5. Tactical Firearms:
Gun stats. Mostly a collection of new gun stats written with Hans’ (in)famous attention to detail, this section does touch on selecting appropriate weapons for the shooter's mission, and includes asides such as The Tactical Carbine which discusses the pros and cons of 5.56mm carbines (conveniently subheaded “My Carbine Sucks” and “My Carbine Rocks”). It does have the TDI Kriss and ARES Shrike listed, which is probably a selling point to some people :)
After the guns is a section on Gunsmithing, with subheads by task (“Fitting a Gun to Its Owner”, “Weight Reduction”, etc.).
Then we get into Tactical Equipment. This section fleshes out the non-gun gear for a character's kit, including detailed coverage of slings, holsters, suppressors, sights, sniper computer apps, and so on.
Last up are useful ammo types (including the recent “barrier blind”).
The chapter ends on a strongly game-agnostic note with Tactical Loadouts, which tells you the equipment carried by everyone from “U.S. Army Calvary Trooper (1876-1892)” to “LAPD Officer (2005-).”
Appendix. Research Material:
After discussing some of the books used for reference, there is an extensive filmography that includes the weapons used and notes about perks or styles. For example:
Tears of the Sun (Antoine Fuqua, 2003). The U.S. Navy SEALs are Assaulter and Sharpshooter stylists, displaying Combat Reflexes, Battle Drills, Fast-Draw, and Close-Quarters Battle with the H&K MK 23 MOD 0 (p. 58), SIG-Sauer P226, Colt M4A1, Springfield M14 (High-Tech, p. 115), FN M249E3 (MINIMI-Para Mk 2), and Saco MK 43 MOD 0 (treat as the M60E3 from p. 134 of High-Tech). They show Counterattack and Peeling drills in action.
The editing of this book is up to the usual GURPS
high standards. The layout is crisp and clean, with a useful index. Art is almost nonexistent (and except for the tactical diagrams, is recycled) but the text is broken up by well-placed boxes and sub-headings. It is a bit drab, but this is one of those books where you almost begrudge the art taking up room that could go to more cool text.

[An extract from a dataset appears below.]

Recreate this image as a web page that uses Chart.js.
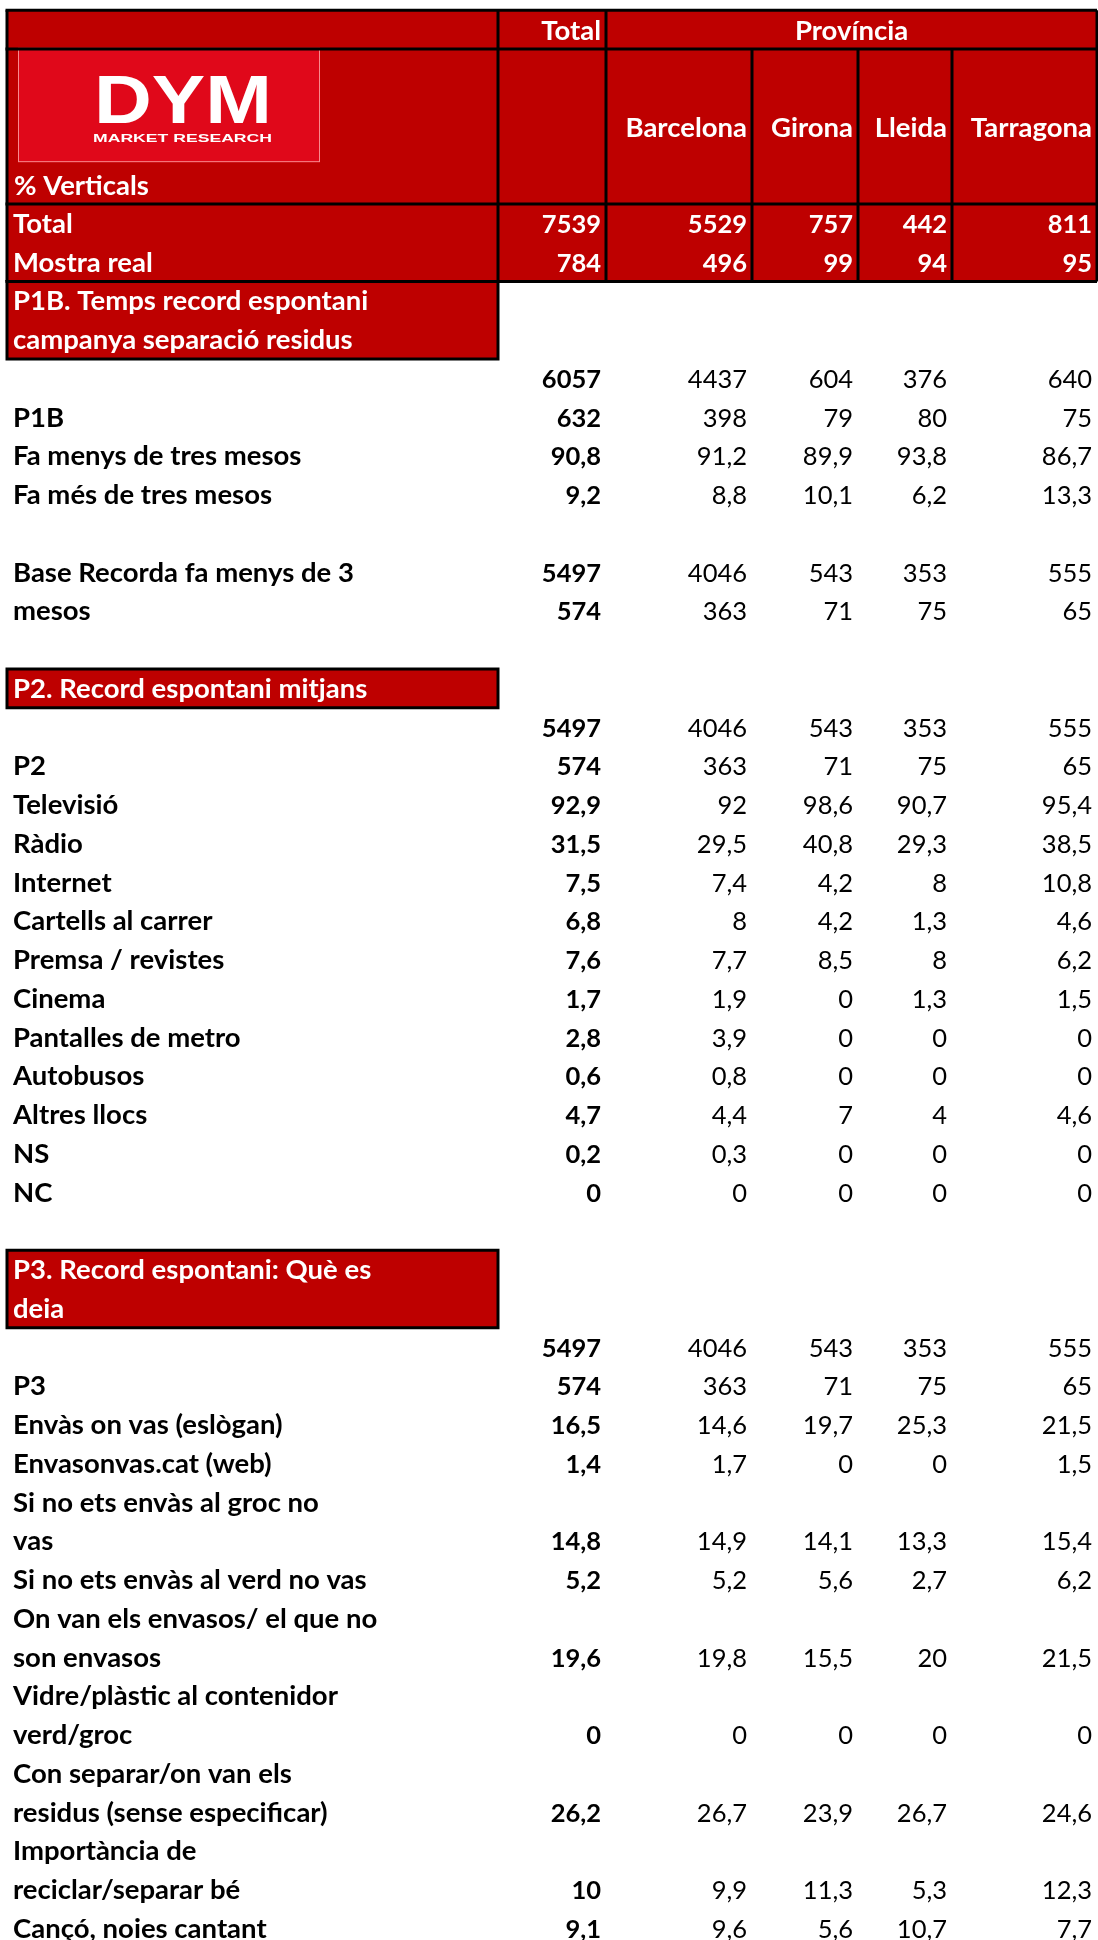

This book packs more into 58 pages than most supplements do in 128. Not only is the writing concise, the leveraging of existing GURPS
mechanics makes it very easy to integrate into an existing game or adapt to different situations. There is a lot to digest, but the organization and common-sense descriptions should help make a transition to a realistic TS-powered campaign fairly easy.
This is one of the finest examples of a GURPS sourcebook I’ve ever seen. If your game even pretends to be realistic, and has guns, you will find something in this book that will be useful.
Similar books include Armory/Armory Reloaded (NWoD) and Arsenal (Shadowrun).